The lines from the top of the material through the line with "const sHalf = 0.507;" are to be set down exactly. Leave the pictures out.

Information shown
════════
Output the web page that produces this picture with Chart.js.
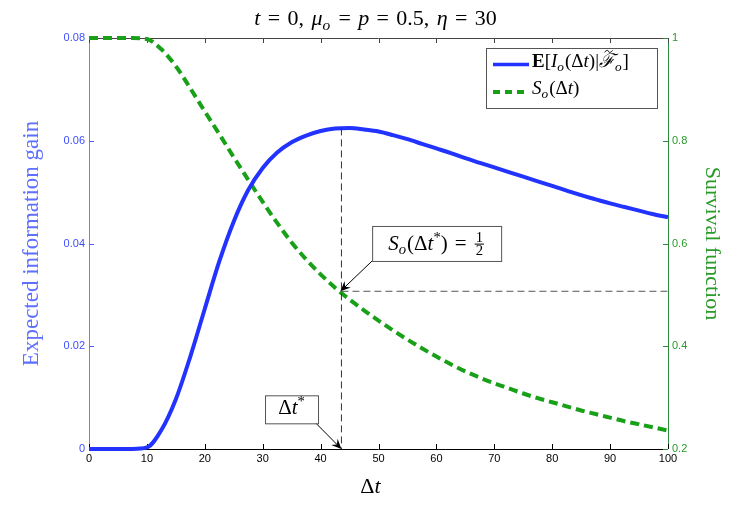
<!DOCTYPE html>
<html>
<head>
<meta charset="utf-8">
<script src="https://cdn.jsdelivr.net/npm/chart.js@4.4.0/dist/chart.umd.min.js"></script>
<style>
  html, body { margin: 0; padding: 0; background: #fff; }
  #wrap { width: 747px; height: 506px; }
</style>
</head>
<body>
<div id="wrap"><canvas id="chart"></canvas></div>
<script>
// Delta t values
const dt = [0, 2.5, 5, 7.5, 10, 12.5, 15, 17.5, 20, 22.5, 25, 27.5, 30, 32.5, 35, 37.5, 40, 42.5, 45, 47.5,
  50, 52.5, 55, 57.5, 60, 62.5, 65, 67.5, 70, 72.5, 75, 77.5, 80, 82.5, 85, 87.5, 90, 92.5, 95, 97.5, 100];

// expected information gain (left axis)
const gain = [0, 0, 0, 0, 0.0003, 0.0037, 0.0097, 0.0180, 0.0273, 0.0365, 0.0443, 0.0504, 0.0547, 0.0577,
  0.0597, 0.0610, 0.0619, 0.0624, 0.0625, 0.0622, 0.0618, 0.0611, 0.0603, 0.0594, 0.0585, 0.0576, 0.0566,
  0.0557, 0.0548, 0.0539, 0.0530, 0.0521, 0.0512, 0.0503, 0.0494, 0.0486, 0.0478, 0.0471, 0.0464, 0.0457, 0.0451];

// survival function (right axis)
const survival = [1, 1, 1, 1, 0.998, 0.978, 0.945, 0.902, 0.857, 0.813, 0.768, 0.724, 0.681, 0.640, 0.602,
  0.569, 0.540, 0.514, 0.491, 0.470, 0.450, 0.431, 0.413, 0.396, 0.380, 0.365, 0.351, 0.339, 0.328, 0.318,
  0.308, 0.299, 0.291, 0.283, 0.275, 0.268, 0.261, 0.254, 0.248, 0.242, 0.236];

const xTicks = [0, 10, 20, 30, 40, 50, 60, 70, 80, 90, 100];
const gainTicks = [0, 0.02, 0.04, 0.06, 0.08];
const survTicks = [0.2, 0.4, 0.6, 0.8, 1];

// annotation point
const dtStar = 43.6;
const dtStarGain = 0.0624;
const sHalf = 0.507;

const BLUE = '#2233ff';
const GREEN = '#19a019';
const SERIF = '"Liberation Serif", "DejaVu Serif", serif';
const SANS = '"Liberation Sans", Arial, sans-serif';
const SP = '\u2004'; // a bit wider than a normal space, for math spacing

// --- small rich-text helper for the math bits ---
function setFont(ctx, st, size) {
  const small = st.includes('_') || st.includes('^');
  const s = small ? size * 0.7 : size;
  ctx.font = (st.includes('i') ? 'italic ' : '') + (st.includes('b') ? 'bold ' : '') + s + 'px ' + SERIF;
  return s;
}
function partWidth(ctx, p, size) {
  const [t, st = ''] = p;
  if (st === 'frac') {
    const [a, b] = t.split('/');
    setFont(ctx, '_', size);
    return Math.max(ctx.measureText(a).width, ctx.measureText(b).width) + 4;
  }
  setFont(ctx, st, size);
  return ctx.measureText(t).width + (st.includes('_') ? 1 : 0);
}
function drawRich(ctx, parts, x, y, size, align) {
  let w = 0;
  parts.forEach(p => { w += partWidth(ctx, p, size); });
  let cx = align === 'center' ? x - w / 2 : x;
  ctx.textAlign = 'left';
  ctx.textBaseline = 'alphabetic';
  parts.forEach(p => {
    const [t, st = ''] = p;
    const pw = partWidth(ctx, p, size);
    if (st === 'frac') {
      const [a, b] = t.split('/');
      setFont(ctx, '_', size);
      const mid = y - size * 0.27;
      ctx.textAlign = 'center';
      ctx.fillText(a, cx + pw / 2, mid - 2);
      ctx.fillText(b, cx + pw / 2, mid + size * 0.52);
      ctx.fillRect(cx + 1, mid - 0.5, pw - 2, 1);
      ctx.textAlign = 'left';
    } else {
      setFont(ctx, st, size);
      const dy = st.includes('_') ? size * 0.22 : st.includes('^') ? -size * 0.38 : 0;
      ctx.fillText(t, cx, y + dy);
      if (st.includes('~')) {
        // small tilde above the letter
        const tx = cx + pw * 0.35, tw = pw * 0.5, ty = y - size * 0.82;
        ctx.save();
        ctx.strokeStyle = ctx.fillStyle;
        ctx.lineWidth = 1;
        ctx.beginPath();
        ctx.moveTo(tx, ty + 1);
        ctx.bezierCurveTo(tx + tw * 0.25, ty - 2, tx + tw * 0.5, ty - 1, tx + tw * 0.5, ty);
        ctx.bezierCurveTo(tx + tw * 0.5, ty + 1, tx + tw * 0.75, ty + 2, tx + tw, ty - 1);
        ctx.stroke();
        ctx.restore();
      }
    }
    cx += pw;
  });
  return w;
}

function arrow(ctx, x1, y1, x2, y2) {
  const ang = Math.atan2(y2 - y1, x2 - x1);
  const L = 10, W = 4.5;
  ctx.strokeStyle = '#000';
  ctx.lineWidth = 1;
  ctx.setLineDash([]);
  ctx.beginPath();
  ctx.moveTo(x1, y1);
  ctx.lineTo(x2 - Math.cos(ang) * L * 0.6, y2 - Math.sin(ang) * L * 0.6);
  ctx.stroke();
  ctx.save();
  ctx.translate(x2, y2);
  ctx.rotate(ang);
  ctx.fillStyle = '#000';
  ctx.beginPath();
  ctx.moveTo(0, 0);
  ctx.lineTo(-L, -W);
  ctx.lineTo(-L * 0.65, 0);
  ctx.lineTo(-L, W);
  ctx.closePath();
  ctx.fill();
  ctx.restore();
}

function textBox(ctx, x, y, w, h, parts, size) {
  ctx.fillStyle = '#fff';
  ctx.fillRect(x, y, w, h);
  ctx.strokeStyle = '#555';
  ctx.lineWidth = 1;
  ctx.setLineDash([]);
  ctx.strokeRect(x + 0.5, y + 0.5, w, h);
  ctx.fillStyle = '#000';
  drawRich(ctx, parts, x + w / 2, y + h * 0.68, size, 'center');
}

// frame and inward ticks, matlab style
const framePlugin = {
  id: 'frame',
  beforeDatasetsDraw(chart) {
    const { ctx, chartArea: a, scales } = chart;
    ctx.save();
    ctx.lineWidth = 1;
    ctx.setLineDash([]);
    const line = (c, x1, y1, x2, y2) => {
      ctx.strokeStyle = c;
      ctx.beginPath(); ctx.moveTo(x1, y1); ctx.lineTo(x2, y2); ctx.stroke();
    };
    line('#444', a.left, a.top + 0.5, a.right, a.top + 0.5);
    line('#000', a.left, a.bottom + 0.5, a.right, a.bottom + 0.5);
    line('#7080ff', a.left + 0.5, a.top, a.left + 0.5, a.bottom);
    line('#2e8b3e', a.right + 0.5, a.top, a.right + 0.5, a.bottom);
    scales.x.ticks.forEach(t => {
      const px = Math.round(scales.x.getPixelForValue(t.value)) + 0.5;
      line('#000', px, a.bottom, px, a.bottom - 5);
      line('#444', px, a.top, px, a.top + 5);
    });
    scales.y.ticks.forEach(t => {
      const py = Math.round(scales.y.getPixelForValue(t.value)) + 0.5;
      line('#5060ff', a.left, py, a.left + 5, py);
    });
    scales.y1.ticks.forEach(t => {
      const py = Math.round(scales.y1.getPixelForValue(t.value)) + 0.5;
      line('#2e8b3e', a.right, py, a.right - 5, py);
    });
    ctx.restore();
  },
  afterDatasetsDraw(chart) {
    const { ctx, chartArea: a, scales } = chart;
    const { x, y, y1 } = scales;
    ctx.save();

    // dashed guide lines
    const xs = x.getPixelForValue(dtStar);
    const ys = y1.getPixelForValue(sHalf);
    ctx.strokeStyle = '#333';
    ctx.lineWidth = 1;
    ctx.setLineDash([7, 4]);
    ctx.beginPath();
    ctx.moveTo(xs, y.getPixelForValue(dtStarGain));
    ctx.lineTo(xs, a.bottom);
    ctx.stroke();
    ctx.strokeStyle = '#555';
    ctx.beginPath();
    ctx.moveTo(xs, ys);
    ctx.lineTo(a.right, ys);
    ctx.stroke();
    ctx.setLineDash([]);

    // annotation boxes with arrows
    const b1x = x.getPixelForValue(48.9), b1y = y.getPixelForValue(0.0366);
    arrow(ctx, b1x, b1y, xs - 1, ys);
    textBox(ctx, b1x, b1y - 35, 129, 35,
      [['S', 'i'], ['o', 'i_'], ['(\u0394'], ['t', 'i'], ['*', '^'], [')' + SP + '=' + SP], ['1/2', 'frac']], 21);

    const b2x = x.getPixelForValue(30.4), b2y = y.getPixelForValue(0.005);
    arrow(ctx, b2x + 51, b2y, xs, a.bottom);
    textBox(ctx, b2x, b2y - 28, 53, 28, [['\u0394'], ['t', 'i'], ['*', '^']], 21);

    // legend
    const lx = a.right - 182, ly = a.top + 10;
    ctx.fillStyle = '#fff';
    ctx.fillRect(lx, ly, 171, 60);
    ctx.strokeStyle = '#555';
    ctx.strokeRect(lx + 0.5, ly + 0.5, 171, 60);
    ctx.lineWidth = 3.5;
    ctx.strokeStyle = BLUE;
    ctx.beginPath(); ctx.moveTo(lx + 7, ly + 16.5); ctx.lineTo(lx + 43, ly + 16.5); ctx.stroke();
    ctx.strokeStyle = GREEN;
    ctx.lineWidth = 4;
    ctx.setLineDash([7, 5]);
    ctx.beginPath(); ctx.moveTo(lx + 7, ly + 44); ctx.lineTo(lx + 43, ly + 44); ctx.stroke();
    ctx.setLineDash([]);
    ctx.fillStyle = '#000';
    drawRich(ctx, [['E', 'b'], ['['], ['I', 'i'], ['o', 'i_'], ['(\u0394'], ['t', 'i'], [')|'], ['\u2131', 'i~'], ['o', 'i_'], [']']],
      lx + 46, ly + 19, 19, 'left');
    drawRich(ctx, [['S', 'i'], ['o', 'i_'], ['(\u0394'], ['t', 'i'], [')']], lx + 46, ly + 46, 19, 'left');

    // title and x label
    const cx = (a.left + a.right) / 2;
    drawRich(ctx, [['t', 'i'], [SP + '=' + SP + '0,' + SP], ['\u03BC', 'i'], ['o', 'i_'], [SP + '=' + SP], ['p', 'i'],
      [SP + '=' + SP + '0.5,' + SP], ['\u03B7', 'i'], [SP + '=' + SP + '30']],
      cx - 3, 25, 22, 'center');
    drawRich(ctx, [['\u0394'], ['t', 'i']], cx - 8, 493, 22, 'center');
    ctx.restore();
  }
};

new Chart(document.getElementById('chart'), {
  type: 'line',
  data: {
    datasets: [
      {
        label: 'gain',
        data: dt.map((v, i) => ({ x: v, y: gain[i] })),
        borderColor: BLUE,
        borderWidth: 4,
        pointRadius: 0,
        cubicInterpolationMode: 'monotone',
        yAxisID: 'y',
        clip: 4,
        order: 1
      },
      {
        label: 'survival',
        data: dt.map((v, i) => ({ x: v, y: survival[i] })),
        borderColor: GREEN,
        borderWidth: 4,
        borderDash: [9, 5],
        pointRadius: 0,
        cubicInterpolationMode: 'monotone',
        yAxisID: 'y1',
        clip: 4,
        order: 2
      }
    ]
  },
  options: {
    responsive: true,
    maintainAspectRatio: false,
    animation: false,
    layout: { padding: { top: 38, left: 0, right: 0, bottom: 0 } },
    plugins: { legend: { display: false }, tooltip: { enabled: false } },
    scales: {
      x: {
        type: 'linear', min: 0, max: 100,
        afterBuildTicks: s => { s.ticks = xTicks.map(v => ({ value: v })); },
        afterFit: s => { s.height = 57; },
        grid: { display: false, drawTicks: false },
        border: { display: false },
        ticks: { color: '#000', padding: 3, font: { family: SANS, size: 11 }, callback: v => String(v) }
      },
      y: {
        position: 'left', min: 0, max: 0.08,
        afterBuildTicks: s => { s.ticks = gainTicks.map(v => ({ value: v })); },
        afterFit: s => { s.width = 89; },
        grid: { display: false, drawTicks: false },
        border: { display: false },
        ticks: { color: '#3d4dff', padding: 4, font: { family: SANS, size: 11 }, callback: v => String(v) },
        title: { display: true, text: 'Expected information gain', color: '#5f6fff',
          font: { family: SERIF, size: 23 }, padding: { top: 18, bottom: 0 } }
      },
      y1: {
        position: 'right', min: 0.2, max: 1,
        afterBuildTicks: s => { s.ticks = survTicks.map(v => ({ value: v })); },
        afterFit: s => { s.width = 79; },
        grid: { display: false, drawTicks: false },
        border: { display: false },
        ticks: { color: '#2a9a2a', padding: 4, font: { family: SANS, size: 11 }, callback: v => String(v) },
        title: { display: true, text: 'Survival function', color: '#2a9a2a',
          font: { family: SERIF, size: 22 }, padding: { top: 22, bottom: 0 } }
      }
    }
  },
  plugins: [framePlugin]
});
</script>
</body>
</html>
════════
Complete response
Output the web page that produces this picture with Chart.js.
<!DOCTYPE html>
<html>
<head>
<meta charset="utf-8">
<script src="https://cdn.jsdelivr.net/npm/chart.js@4.4.0/dist/chart.umd.min.js"></script>
<style>
  html, body { margin: 0; padding: 0; background: #fff; }
  #wrap { width: 747px; height: 506px; }
</style>
</head>
<body>
<div id="wrap"><canvas id="chart"></canvas></div>
<script>
// Delta t values
const dt = [0, 2.5, 5, 7.5, 10, 12.5, 15, 17.5, 20, 22.5, 25, 27.5, 30, 32.5, 35, 37.5, 40, 42.5, 45, 47.5,
  50, 52.5, 55, 57.5, 60, 62.5, 65, 67.5, 70, 72.5, 75, 77.5, 80, 82.5, 85, 87.5, 90, 92.5, 95, 97.5, 100];

// expected information gain (left axis)
const gain = [0, 0, 0, 0, 0.0003, 0.0037, 0.0097, 0.0180, 0.0273, 0.0365, 0.0443, 0.0504, 0.0547, 0.0577,
  0.0597, 0.0610, 0.0619, 0.0624, 0.0625, 0.0622, 0.0618, 0.0611, 0.0603, 0.0594, 0.0585, 0.0576, 0.0566,
  0.0557, 0.0548, 0.0539, 0.0530, 0.0521, 0.0512, 0.0503, 0.0494, 0.0486, 0.0478, 0.0471, 0.0464, 0.0457, 0.0451];

// survival function (right axis)
const survival = [1, 1, 1, 1, 0.998, 0.978, 0.945, 0.902, 0.857, 0.813, 0.768, 0.724, 0.681, 0.640, 0.602,
  0.569, 0.540, 0.514, 0.491, 0.470, 0.450, 0.431, 0.413, 0.396, 0.380, 0.365, 0.351, 0.339, 0.328, 0.318,
  0.308, 0.299, 0.291, 0.283, 0.275, 0.268, 0.261, 0.254, 0.248, 0.242, 0.236];

const xTicks = [0, 10, 20, 30, 40, 50, 60, 70, 80, 90, 100];
const gainTicks = [0, 0.02, 0.04, 0.06, 0.08];
const survTicks = [0.2, 0.4, 0.6, 0.8, 1];

// annotation point
const dtStar = 43.6;
const dtStarGain = 0.0624;
const sHalf = 0.507;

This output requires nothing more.